Their deaths came on a day when Russian aerial forces lost as many as eight aircraft, as well as multi-role, strike and close air support aircraft and a drone.
Their losses, claimed by Ukrainian military sources, provide further evidence of Russia’s failure to gain air superiority – a tactical advantage that Vladimir Putin thought would be achieved on the first day of the war.
But, ten days later, the Russian President’s much-vaunted air force is still being picked off in ambushes by highly mobile Ukrainian air defence units equipped with the latest shoulder-fired rocket launchers.
In the incident pictured above, the Ukrainians are thought to have used a specialist short-range weapon system, the Polish PPZR Piorun, which is ideal for targeting low-flying helicopters.
The video is believed to have been recorded by a drone, with Western sources confirming the location as Kozarovychi in the Kyiv region.
In another remarkable development yesterday, Putin came under pressure from his own soldiers to stop the war. At a press conference in Kyiv, captured Russian troops condemned the mission and called on their fellow citizens to rally against the conflict.
The stricken Mi-35 plummets to the earth, hitting the ground nose-first, with all her pilots and navigators feared killed
Andrey Chuvatarevsky, a soldier who served on a contract basis in the Moscow region, said: ‘Russians, do everything possible to stop this war. Neither Ukraine nor Russia needs this war. Only Putin needs this war.
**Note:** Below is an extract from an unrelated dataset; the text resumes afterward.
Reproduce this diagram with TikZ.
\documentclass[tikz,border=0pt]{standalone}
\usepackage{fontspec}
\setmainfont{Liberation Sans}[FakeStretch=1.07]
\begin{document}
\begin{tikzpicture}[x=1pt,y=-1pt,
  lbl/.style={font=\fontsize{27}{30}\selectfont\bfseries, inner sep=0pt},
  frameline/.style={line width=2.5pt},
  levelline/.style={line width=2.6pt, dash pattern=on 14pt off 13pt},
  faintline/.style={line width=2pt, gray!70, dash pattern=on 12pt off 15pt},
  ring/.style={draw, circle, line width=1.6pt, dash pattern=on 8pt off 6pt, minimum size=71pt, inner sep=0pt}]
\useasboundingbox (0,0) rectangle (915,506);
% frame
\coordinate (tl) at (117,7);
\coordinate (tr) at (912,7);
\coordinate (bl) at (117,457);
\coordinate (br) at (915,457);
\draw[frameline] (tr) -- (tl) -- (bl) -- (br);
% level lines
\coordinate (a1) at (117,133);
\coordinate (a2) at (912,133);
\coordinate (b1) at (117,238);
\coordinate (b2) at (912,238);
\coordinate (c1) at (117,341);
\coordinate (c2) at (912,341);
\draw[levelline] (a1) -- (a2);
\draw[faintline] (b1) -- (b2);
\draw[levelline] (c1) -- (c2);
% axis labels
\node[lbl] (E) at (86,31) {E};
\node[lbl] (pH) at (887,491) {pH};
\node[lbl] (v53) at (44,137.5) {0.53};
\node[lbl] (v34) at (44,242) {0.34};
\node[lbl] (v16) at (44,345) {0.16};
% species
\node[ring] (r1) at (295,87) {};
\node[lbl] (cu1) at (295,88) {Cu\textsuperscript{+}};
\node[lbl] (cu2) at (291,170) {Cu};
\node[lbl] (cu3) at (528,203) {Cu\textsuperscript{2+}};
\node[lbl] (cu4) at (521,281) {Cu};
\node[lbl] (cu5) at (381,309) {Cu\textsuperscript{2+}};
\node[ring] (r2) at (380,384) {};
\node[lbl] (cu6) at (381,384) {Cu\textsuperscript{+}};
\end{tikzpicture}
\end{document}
‘Try to inform the President, drive the military away from the equipment so that they don’t drive and bomb the civilian population. If you take to the streets, the President will decide to withdraw the troops. Then there will be no war.’
Fellow captured soldier Mikhail Kulikov warned that Ukrainian children were suffering: ‘People of Russia, stand up. Your children are here. Children of the Ukrainian people are also suffering here. There is no need to be afraid.
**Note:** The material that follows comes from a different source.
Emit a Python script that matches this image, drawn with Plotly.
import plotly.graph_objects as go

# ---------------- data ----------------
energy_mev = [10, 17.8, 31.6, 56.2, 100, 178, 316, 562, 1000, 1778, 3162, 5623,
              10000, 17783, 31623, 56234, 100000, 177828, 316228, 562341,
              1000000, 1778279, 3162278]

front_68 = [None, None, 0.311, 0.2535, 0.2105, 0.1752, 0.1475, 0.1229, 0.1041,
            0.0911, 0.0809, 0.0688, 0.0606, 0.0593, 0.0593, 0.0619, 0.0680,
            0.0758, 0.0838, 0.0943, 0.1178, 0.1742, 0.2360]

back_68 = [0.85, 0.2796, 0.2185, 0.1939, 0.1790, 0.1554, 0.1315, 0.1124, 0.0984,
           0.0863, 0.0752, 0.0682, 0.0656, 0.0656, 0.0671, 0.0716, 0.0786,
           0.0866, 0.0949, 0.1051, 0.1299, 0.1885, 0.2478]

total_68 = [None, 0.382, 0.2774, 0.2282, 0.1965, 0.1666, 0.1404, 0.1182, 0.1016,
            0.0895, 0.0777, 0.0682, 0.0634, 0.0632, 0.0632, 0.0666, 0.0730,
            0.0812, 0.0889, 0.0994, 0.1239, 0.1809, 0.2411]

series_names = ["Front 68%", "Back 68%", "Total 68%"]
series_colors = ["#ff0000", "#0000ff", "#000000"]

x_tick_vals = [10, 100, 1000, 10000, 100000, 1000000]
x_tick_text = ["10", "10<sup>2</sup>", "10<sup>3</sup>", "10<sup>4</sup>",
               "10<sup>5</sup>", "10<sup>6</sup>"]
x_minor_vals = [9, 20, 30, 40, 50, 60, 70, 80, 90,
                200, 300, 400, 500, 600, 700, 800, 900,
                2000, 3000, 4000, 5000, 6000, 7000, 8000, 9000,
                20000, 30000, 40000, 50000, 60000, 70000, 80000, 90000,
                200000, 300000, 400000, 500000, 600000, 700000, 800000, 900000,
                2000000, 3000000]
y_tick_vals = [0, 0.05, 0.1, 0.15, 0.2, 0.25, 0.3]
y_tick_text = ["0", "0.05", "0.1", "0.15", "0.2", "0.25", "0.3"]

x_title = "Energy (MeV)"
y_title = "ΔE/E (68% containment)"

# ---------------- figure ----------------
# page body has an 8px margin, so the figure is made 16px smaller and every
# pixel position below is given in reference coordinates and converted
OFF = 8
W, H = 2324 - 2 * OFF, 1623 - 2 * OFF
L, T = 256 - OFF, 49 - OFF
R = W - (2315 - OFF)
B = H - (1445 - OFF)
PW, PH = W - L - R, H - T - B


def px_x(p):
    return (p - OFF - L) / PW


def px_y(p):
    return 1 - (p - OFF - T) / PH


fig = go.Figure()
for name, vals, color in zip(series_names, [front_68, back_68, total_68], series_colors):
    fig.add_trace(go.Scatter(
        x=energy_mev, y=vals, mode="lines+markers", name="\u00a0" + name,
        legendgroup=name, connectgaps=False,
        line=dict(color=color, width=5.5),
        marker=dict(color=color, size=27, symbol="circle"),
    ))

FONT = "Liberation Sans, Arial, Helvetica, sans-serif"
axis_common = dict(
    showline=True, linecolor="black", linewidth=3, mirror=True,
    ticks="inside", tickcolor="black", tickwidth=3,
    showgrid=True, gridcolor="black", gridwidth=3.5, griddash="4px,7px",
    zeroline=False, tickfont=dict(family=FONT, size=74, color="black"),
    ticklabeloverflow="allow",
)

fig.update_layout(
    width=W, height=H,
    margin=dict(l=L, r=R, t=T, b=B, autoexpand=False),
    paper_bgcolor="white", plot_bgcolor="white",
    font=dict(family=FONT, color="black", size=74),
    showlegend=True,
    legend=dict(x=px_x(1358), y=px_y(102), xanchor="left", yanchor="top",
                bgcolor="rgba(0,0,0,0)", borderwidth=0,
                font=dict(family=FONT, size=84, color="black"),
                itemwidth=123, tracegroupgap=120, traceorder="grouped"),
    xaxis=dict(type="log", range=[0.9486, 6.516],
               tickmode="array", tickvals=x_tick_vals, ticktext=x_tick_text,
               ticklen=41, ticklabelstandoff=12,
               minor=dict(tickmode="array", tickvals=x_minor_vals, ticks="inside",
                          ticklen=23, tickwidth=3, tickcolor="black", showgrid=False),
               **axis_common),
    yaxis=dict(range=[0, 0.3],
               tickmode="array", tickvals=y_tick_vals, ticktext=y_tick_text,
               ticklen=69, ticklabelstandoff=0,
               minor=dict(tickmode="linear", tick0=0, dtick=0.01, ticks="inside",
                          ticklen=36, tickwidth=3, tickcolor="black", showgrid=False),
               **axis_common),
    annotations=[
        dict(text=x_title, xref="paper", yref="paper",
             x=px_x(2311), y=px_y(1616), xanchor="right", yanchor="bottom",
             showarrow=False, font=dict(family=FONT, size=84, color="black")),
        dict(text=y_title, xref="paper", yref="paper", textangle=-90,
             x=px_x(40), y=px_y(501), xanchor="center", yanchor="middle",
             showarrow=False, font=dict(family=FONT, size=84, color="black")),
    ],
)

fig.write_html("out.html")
‘The Ukrainian people are not afraid of anyone. They will stand up for their land to the last. I also have two small children at home, to whom I do not know if I will get. Parents, block the roads, do not let your children go, do everything to make the Russian troops turn back.’
The two men were among ten soldiers who spoke at a press conference at Interfax-Ukraine yesterday. They had voluntarily surrendered and each noted that they had received good treatment and the chance to contact their relatives.
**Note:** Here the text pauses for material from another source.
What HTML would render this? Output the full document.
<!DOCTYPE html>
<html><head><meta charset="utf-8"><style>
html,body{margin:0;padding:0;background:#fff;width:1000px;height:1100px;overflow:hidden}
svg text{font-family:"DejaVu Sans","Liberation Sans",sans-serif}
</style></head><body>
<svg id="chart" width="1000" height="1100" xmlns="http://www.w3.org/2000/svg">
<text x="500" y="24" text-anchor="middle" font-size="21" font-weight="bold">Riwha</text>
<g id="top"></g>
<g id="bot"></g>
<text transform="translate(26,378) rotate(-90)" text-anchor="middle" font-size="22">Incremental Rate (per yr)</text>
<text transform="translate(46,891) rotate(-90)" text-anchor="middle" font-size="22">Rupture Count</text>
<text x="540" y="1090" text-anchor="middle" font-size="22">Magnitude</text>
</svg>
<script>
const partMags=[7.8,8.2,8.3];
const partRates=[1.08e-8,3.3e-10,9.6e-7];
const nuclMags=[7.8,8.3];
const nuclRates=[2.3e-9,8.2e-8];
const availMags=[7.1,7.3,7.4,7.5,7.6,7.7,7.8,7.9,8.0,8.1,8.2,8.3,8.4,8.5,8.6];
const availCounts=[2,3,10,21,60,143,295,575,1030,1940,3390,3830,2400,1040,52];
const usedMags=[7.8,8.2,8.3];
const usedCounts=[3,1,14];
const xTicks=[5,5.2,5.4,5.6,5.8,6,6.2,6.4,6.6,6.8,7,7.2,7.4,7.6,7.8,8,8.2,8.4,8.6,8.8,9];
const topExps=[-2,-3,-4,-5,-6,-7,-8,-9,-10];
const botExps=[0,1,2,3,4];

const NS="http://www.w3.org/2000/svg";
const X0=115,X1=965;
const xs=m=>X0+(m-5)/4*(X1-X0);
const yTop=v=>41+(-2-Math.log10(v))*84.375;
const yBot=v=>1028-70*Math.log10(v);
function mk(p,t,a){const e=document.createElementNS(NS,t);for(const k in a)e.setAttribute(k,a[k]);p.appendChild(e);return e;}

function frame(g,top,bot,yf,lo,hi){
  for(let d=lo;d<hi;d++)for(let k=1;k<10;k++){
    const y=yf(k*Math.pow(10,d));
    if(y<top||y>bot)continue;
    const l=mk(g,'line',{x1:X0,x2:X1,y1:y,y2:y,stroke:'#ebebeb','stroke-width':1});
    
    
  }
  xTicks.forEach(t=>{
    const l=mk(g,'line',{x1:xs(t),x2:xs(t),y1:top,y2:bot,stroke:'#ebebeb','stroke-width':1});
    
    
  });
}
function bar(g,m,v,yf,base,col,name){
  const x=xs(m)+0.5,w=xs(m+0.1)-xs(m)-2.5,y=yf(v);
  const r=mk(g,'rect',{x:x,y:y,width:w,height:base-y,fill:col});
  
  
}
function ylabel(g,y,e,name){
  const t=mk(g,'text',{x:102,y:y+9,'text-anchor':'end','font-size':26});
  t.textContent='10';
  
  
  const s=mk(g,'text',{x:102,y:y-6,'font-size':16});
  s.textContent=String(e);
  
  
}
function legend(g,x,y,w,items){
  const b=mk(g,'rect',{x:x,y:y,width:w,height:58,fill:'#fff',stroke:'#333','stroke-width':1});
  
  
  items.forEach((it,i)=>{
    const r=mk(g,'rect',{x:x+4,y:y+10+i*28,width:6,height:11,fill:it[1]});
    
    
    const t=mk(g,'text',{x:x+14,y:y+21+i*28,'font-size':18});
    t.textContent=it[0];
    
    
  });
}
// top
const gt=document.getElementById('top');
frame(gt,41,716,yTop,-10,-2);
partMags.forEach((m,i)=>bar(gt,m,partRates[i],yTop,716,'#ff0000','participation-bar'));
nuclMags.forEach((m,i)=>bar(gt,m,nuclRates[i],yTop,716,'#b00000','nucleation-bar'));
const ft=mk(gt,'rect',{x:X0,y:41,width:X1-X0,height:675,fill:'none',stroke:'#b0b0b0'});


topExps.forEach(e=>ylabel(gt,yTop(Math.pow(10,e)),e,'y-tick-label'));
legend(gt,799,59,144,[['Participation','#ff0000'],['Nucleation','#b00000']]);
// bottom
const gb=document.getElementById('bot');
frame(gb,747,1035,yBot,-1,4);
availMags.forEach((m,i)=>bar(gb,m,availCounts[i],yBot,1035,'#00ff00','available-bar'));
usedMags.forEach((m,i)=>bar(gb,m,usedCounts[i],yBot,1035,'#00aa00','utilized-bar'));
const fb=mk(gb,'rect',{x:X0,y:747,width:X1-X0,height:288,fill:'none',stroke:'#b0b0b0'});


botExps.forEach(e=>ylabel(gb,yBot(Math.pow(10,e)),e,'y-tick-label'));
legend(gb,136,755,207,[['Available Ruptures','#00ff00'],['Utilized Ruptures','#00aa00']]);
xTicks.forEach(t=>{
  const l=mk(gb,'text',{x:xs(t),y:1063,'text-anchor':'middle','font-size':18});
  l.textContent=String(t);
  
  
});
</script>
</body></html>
Prisoner Dmitry Gagarin told relatives and friends in Russia not to listen to Russian propaganda. ‘I would like all the people of Russia to hear that here everything is not like they say on Russian television,’ he said.
‘There are no Nazis. Here are ordinary peaceful people who have rallied against one person – Putin, who wanted to be a conqueror.’
Yesterday footage also emerged of a Russian pilot wearing a blue jumpsuit and a bloodstained T-shirt being treated for a head wound after he crashed in a field.
With a bandage around his head, he nodded wearily as Ukrainian troops asked him questions.
Ukrainian forces were last night holding key cities in central and south-eastern Ukraine, while the Russians are trying to keep Kharkiv, Mykolaiv, Chernihiv and Sumy encircled, Ukrainian President Volodymyr Zelensky has said.
At least 351 civilians have been confirmed dead since Russia’s invasion of Ukraine on February 24, but the true number is probably much higher, the UN human rights office has said.
President Zelensky claimed yesterday that 10,000 Russian troops had died in the war, a claim that could not be independently verified. ‘We’re inflicting losses on the occupants they could not see in their worst nightmare,’ he added.
The Russian military, which does not offer regular updates on casualties, said on Wednesday that 498 of its troops had died in the conflict. Ukraine’s military might is vastly outmatched by Russia’s, but it’s military and volunteer forces have fought back with fierce tenacity since the invasion.
Last night, a vast Russian armoured column threatening Ukraine’s capital remained stalled outside Kyiv and there was heavy fighting to the northwest of the capital around the key Hostomel airport.
However, there have also been warnings that the vulnerability of Russian jets may lead Putin’s commanders to rely on artillery to bombard civilian infrastructure. This is likely to lead to further innocent lives being lost because artillery is less accurate than airstrikes.
Western officials have confirmed Russia has been forced to resort to indiscriminate aerial and artillery assaults on densely populated urban areas because its military campaign is floundering.
At a press conference in Kyiv, captured Russian troops condemned the mission and called on their fellow citizens to rally against the conflict.
The Mail newspaper reported citing Ukrainian officials: ‘The original plan was a rapid assault on Kyiv from the north and a sweeping up from the south using combined units and arms. But they are having to resort to pounding areas with massed artillery. The impact is likely to result in increased civilian casualties.’
Artillery is expected to be the weapon of choice for the Kremlin as it continues to hit the cities of Kharkiv, Chernihiv, Sumy and Mariupol. The UK’s Ministry of Defence confirmed that these cities have been encircled by Russian troops.
Evidence has also emerged to suggest that Russian jets have been downed near Chernihiv in northern Ukraine. The bombing has been so extensive there that local officials have likened it to the German Army’s bombardment of Stalingrad during the Second World War.
On Friday at least 47 people were killed and hundreds more injured when Russian jets fired missiles into high-rise apartments in the city, reducing them to piles of blazing rubble, with residents trapped underneath.
Yesterday heartbreaking pictures emerged of men, women and children hiding under a destroyed bridge to escape Russian airstrikes on Irpin, on the outskirts of Kyiv.
Hundreds of residents sheltered in the darkness beneath the bridge which had been blown up by the Russians. They were forced to seek refuge there – even though the bridge could collapse – because Russian warplanes were circling overhead.
President Zelensky has been calling for the ‘complete closure of the sky for Russian missiles, aircraft and helicopters’.